When retailers think about improving their sales numbers and generating more profits, they may not always consider one of the most important elements that contributes to retail success – an engaged workforce. Here, our SVP of retail John Orr discusses how retailers can benefit from focusing on better employee engagement.
When most retail companies think about improving their sales numbers and generating more profits, they tend to focus on marketing promotions, sales coverage, conversion, and making the consumer experience pleasurable. They rarely consider one of the most important elements contributing to retail success – an engaged workforce. By improving their approach to human capital management, retailers can leverage strategies to better engage their people throughout the employee lifecycle, which is proven to positively impact productivity and profitability.
Retail is a high turnover industry, however, if retailers focused on better engagement, they can extend the stay of each associate and both the brand and bottom line will reap the benefits. Furthermore, Gallup’s State of the American Workplace reports that employees who are engaged are more likely to improve customer relationships, resulting in a 20% increase in sales. To develop high performers, employers must empower them.
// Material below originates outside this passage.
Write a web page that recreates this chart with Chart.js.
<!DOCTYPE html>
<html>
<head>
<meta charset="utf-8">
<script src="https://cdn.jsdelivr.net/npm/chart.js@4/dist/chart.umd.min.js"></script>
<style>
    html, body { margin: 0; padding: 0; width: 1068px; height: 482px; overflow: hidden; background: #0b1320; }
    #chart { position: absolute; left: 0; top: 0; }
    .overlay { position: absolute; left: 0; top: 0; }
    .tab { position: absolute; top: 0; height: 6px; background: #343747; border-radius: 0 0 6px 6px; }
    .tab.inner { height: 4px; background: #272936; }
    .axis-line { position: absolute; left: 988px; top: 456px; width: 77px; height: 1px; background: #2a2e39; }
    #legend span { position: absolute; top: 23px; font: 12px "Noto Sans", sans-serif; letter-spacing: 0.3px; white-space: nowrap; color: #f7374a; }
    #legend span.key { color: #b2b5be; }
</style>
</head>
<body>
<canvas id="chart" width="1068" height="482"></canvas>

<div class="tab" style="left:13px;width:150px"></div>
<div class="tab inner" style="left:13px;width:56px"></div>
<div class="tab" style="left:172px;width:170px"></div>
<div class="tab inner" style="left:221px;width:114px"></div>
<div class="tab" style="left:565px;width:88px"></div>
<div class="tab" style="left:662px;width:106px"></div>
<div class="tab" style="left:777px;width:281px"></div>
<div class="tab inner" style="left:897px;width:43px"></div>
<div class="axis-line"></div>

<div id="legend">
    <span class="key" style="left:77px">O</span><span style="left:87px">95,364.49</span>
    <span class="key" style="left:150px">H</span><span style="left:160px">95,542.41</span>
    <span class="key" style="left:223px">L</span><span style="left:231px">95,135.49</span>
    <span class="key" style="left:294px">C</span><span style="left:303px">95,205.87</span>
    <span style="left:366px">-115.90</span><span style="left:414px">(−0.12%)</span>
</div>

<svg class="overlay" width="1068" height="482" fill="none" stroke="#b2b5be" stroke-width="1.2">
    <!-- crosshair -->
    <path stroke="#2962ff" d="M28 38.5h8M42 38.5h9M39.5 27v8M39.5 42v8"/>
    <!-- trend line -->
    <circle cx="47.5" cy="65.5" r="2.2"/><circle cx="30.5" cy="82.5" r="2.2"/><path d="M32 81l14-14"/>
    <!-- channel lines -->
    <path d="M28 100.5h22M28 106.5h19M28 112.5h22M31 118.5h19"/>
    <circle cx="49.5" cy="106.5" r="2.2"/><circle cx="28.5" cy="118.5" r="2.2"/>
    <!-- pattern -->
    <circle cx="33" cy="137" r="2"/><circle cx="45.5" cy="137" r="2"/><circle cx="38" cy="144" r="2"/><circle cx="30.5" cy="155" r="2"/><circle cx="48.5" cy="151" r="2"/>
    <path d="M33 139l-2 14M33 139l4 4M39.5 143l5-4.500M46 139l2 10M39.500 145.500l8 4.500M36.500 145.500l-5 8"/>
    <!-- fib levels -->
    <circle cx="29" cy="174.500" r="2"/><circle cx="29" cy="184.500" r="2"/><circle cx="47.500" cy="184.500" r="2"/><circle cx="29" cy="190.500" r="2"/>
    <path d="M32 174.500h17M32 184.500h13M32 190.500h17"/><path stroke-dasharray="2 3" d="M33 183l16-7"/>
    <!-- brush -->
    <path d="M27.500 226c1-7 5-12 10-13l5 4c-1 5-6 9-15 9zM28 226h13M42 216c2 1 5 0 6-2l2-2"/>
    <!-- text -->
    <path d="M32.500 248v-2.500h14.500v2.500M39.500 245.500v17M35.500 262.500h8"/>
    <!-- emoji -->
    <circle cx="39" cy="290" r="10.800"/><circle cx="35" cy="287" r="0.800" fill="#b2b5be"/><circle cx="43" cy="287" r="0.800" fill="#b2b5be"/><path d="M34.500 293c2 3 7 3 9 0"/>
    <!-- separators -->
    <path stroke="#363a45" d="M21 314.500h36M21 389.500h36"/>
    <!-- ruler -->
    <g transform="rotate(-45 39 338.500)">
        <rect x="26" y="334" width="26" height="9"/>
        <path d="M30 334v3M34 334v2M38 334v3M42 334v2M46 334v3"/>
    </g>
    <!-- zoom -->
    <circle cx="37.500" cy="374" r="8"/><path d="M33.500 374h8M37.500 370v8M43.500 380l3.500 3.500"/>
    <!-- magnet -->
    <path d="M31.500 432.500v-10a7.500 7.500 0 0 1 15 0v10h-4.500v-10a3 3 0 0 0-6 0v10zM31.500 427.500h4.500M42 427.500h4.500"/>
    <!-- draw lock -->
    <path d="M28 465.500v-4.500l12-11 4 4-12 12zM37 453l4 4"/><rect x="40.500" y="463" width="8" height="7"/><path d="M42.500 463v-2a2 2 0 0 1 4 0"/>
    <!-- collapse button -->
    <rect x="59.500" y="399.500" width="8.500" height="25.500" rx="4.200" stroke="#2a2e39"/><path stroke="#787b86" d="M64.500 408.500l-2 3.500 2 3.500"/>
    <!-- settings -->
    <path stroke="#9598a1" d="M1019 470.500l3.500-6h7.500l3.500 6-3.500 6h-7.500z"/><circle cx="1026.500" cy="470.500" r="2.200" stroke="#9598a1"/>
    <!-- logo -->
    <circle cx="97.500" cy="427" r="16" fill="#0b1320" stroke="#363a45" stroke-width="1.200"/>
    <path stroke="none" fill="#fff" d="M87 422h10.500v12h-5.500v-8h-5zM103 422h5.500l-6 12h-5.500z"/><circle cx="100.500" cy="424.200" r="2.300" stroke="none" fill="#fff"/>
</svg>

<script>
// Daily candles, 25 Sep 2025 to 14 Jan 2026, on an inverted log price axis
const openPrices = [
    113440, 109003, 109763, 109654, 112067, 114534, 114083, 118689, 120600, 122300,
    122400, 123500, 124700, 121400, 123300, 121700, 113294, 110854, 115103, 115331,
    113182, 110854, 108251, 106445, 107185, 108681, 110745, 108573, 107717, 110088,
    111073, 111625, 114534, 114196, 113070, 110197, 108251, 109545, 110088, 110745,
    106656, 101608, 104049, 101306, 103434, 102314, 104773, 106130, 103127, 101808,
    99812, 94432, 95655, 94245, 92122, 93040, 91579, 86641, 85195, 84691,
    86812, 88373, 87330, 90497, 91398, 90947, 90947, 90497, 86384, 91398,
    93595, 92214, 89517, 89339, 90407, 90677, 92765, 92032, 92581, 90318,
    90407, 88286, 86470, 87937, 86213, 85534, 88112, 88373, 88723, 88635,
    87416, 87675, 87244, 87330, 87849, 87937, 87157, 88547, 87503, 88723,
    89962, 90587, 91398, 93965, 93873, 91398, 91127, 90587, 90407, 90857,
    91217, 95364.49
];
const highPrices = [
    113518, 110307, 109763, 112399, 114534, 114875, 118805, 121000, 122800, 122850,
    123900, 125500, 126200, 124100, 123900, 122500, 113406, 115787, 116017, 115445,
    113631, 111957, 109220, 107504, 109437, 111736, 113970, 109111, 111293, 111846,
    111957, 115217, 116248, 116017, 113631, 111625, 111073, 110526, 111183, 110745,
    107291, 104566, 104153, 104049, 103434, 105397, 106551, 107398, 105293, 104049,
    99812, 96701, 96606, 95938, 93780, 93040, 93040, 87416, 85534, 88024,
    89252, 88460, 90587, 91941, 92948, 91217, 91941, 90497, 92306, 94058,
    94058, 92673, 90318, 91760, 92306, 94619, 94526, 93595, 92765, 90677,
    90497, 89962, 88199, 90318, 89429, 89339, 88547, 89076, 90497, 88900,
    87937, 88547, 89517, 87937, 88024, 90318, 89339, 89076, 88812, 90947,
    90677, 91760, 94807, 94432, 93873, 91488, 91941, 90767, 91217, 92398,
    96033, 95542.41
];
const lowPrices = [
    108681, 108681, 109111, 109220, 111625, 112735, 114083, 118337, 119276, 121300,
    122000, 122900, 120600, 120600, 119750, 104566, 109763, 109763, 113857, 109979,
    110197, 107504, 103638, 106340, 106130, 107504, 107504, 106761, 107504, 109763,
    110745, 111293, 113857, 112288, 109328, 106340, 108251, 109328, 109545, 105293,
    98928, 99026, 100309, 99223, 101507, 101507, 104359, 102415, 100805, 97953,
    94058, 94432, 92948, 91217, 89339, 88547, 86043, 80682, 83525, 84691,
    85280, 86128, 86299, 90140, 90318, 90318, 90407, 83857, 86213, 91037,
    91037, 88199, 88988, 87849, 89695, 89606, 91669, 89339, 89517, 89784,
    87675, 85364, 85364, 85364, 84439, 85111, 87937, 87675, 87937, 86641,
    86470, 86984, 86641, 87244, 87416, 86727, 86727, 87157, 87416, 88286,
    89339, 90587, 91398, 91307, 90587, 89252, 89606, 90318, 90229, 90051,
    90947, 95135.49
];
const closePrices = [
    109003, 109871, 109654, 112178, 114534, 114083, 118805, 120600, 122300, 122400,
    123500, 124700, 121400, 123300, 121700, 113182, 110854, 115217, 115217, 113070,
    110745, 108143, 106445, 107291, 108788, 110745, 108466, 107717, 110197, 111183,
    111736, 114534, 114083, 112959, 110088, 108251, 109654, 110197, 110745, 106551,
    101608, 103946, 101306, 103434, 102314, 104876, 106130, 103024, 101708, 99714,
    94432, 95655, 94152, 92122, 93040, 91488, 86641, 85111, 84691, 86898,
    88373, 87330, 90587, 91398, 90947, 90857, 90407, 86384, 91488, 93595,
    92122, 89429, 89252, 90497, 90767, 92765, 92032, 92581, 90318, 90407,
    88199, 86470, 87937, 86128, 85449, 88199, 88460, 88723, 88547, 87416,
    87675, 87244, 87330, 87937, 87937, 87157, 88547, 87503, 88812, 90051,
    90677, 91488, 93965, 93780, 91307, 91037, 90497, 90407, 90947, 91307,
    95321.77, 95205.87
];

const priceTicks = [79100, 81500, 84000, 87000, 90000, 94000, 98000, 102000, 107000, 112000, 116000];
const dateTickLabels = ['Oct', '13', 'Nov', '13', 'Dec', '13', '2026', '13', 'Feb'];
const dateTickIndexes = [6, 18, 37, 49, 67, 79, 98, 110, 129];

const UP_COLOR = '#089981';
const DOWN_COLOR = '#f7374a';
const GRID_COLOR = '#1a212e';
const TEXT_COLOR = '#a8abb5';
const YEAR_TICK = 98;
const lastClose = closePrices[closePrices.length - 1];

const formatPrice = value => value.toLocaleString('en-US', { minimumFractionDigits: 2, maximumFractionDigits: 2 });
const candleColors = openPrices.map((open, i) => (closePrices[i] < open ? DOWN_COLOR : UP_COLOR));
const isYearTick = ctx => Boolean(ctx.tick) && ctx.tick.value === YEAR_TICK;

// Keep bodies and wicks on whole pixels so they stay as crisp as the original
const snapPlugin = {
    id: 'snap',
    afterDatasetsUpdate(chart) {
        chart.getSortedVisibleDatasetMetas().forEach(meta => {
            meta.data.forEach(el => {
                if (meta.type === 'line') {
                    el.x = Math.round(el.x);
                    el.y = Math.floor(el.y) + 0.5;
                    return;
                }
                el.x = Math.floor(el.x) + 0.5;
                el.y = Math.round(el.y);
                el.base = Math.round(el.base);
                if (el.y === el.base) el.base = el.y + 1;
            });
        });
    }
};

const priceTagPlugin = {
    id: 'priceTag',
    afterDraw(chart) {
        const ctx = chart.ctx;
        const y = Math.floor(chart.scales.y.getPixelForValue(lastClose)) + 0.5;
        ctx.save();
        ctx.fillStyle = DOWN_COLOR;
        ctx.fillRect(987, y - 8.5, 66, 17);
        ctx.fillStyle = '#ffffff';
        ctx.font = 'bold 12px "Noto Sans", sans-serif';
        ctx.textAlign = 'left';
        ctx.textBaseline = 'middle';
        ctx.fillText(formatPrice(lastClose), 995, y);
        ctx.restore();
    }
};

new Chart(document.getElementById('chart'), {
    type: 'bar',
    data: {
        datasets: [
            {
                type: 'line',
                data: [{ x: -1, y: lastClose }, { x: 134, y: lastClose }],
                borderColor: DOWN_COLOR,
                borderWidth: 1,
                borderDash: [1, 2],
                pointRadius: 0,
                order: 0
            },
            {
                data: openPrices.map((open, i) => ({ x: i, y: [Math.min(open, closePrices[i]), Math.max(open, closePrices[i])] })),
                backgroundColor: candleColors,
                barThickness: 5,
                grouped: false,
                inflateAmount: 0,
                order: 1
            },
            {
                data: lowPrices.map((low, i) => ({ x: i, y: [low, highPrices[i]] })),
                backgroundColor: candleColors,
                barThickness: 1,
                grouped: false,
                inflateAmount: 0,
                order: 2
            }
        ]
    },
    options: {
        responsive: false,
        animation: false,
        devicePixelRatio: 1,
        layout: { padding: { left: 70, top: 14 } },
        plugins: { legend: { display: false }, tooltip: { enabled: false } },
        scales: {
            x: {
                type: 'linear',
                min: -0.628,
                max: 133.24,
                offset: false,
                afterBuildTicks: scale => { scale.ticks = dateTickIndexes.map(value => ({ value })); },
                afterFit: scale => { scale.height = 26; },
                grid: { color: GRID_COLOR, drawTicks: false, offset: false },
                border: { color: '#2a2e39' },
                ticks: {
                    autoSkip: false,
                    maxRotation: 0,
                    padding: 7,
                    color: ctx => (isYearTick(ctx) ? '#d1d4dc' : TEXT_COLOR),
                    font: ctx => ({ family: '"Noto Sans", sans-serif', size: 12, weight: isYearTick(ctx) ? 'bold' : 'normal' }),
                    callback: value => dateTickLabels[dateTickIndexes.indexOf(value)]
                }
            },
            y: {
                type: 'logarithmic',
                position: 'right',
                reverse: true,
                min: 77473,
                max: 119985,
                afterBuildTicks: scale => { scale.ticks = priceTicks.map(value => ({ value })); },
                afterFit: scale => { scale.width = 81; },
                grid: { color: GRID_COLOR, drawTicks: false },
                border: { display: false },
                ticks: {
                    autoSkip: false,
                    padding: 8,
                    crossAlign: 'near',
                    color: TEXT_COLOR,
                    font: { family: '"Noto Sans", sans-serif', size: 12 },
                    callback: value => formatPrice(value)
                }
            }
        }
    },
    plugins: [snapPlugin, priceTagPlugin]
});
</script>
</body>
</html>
High performance retailers know how to effectively manage their talent, while low performance organizations talk about talent management and fall victim to one or more of the following talent management myths:
1. Employees leave for the money
Some management assumes that if a worker is leaving, it's because he or she is pursuing another job that pays more. While salary is important, as Ceridian’s 2018-19 Pulse of Talent revealed, employees consider leaving for other reasons, even if they’re happy. So, what makes them stay? Our Pulse of Talent found that the top factors that keep employees engaged are benefits (most commonly cited by 30% of respondents), good compensation, relationships with colleagues, and job security.
LinkedIn’s 2019 Workforce Learning Report found that 94% of employees would stay at a company longer if it offered investment in learning opportunities. When budgets are tight, and you can’t always reward your associates financially, consider other factors in the employee experience as part of your compensation strategy.
2. Employee engagement isn’t dependent on a manager’s participation
Most people underestimate the importance of a good manager. HR execs rarely anticipate that an employee will leave a job simply because he or she can't get along with a supervisor, but it’s a huge reason why people leave. People don't leave companies – they leave managers. In fact, Gallup’s State of the American Workplace found that 50% of employees leave their jobs to get away from their managers, and Gallup’s State of the American Manager report found that managers account for as much as 70% of variance in employee engagement scores.
Yet companies often fail to hold managers accountable for turnover problems. The best organizations equip managers with technology and training, so they can focus less on transactional aspects of management, and more on inspiring and motivating their employees.
3. Too much training can be a bad thing
Some companies are afraid of training their employees too much. They fear that if they give their workers too many professional skills, they will quit their jobs and use those skills elsewhere for more money. This isn't usually the case – often employees gain peace of mind when they acquire new skills. According to Deloitte, “research shows that retailers that place high value on talent by investing in improved training and development will likely attract and retain the type of talent needed to remain competitive.”
4. Retention is pointless
Some companies have a philosophy that in retail, there's no point in focusing on retention because workers are going to quit, and they can't fight it. But it’s this mindset, and thinking of retail associates as expendable or simply a cost center, that negatively impacts employee engagement and drives business costs up. Every departing worker costs a lot of time and money to replace, and companies should focus on reducing these expenses. There are also soft costs associated with turnover, including cultural impact and lower productivity.
By investing in hiring and keeping top-performing retail associates, you’re also investing in delivering superior customer service and face-to-face relationship building with customers. As Tom Stockham, CEO of omnichannel advocacy management platform ExpertVoice, said in this CNBC article, retailers that treat their employees as more than just an expense on a balance sheet tend to have higher retention rates, higher sales per square foot, and lower store return rates.
5. Branding equals advertising
What is employer branding? According to some, it's nothing more than an advertising message or a catchphrase to promote working for a company. In reality, it's much more. The company brand comes from the experience the employees have working for the company. Behaviors are a function of the environment and systems that support it.
As a result, a well-engaged employee will extend that same mindset to the customer for a better experience, and will spend his or her discretionary efforts promoting their employer in their own community and social networks.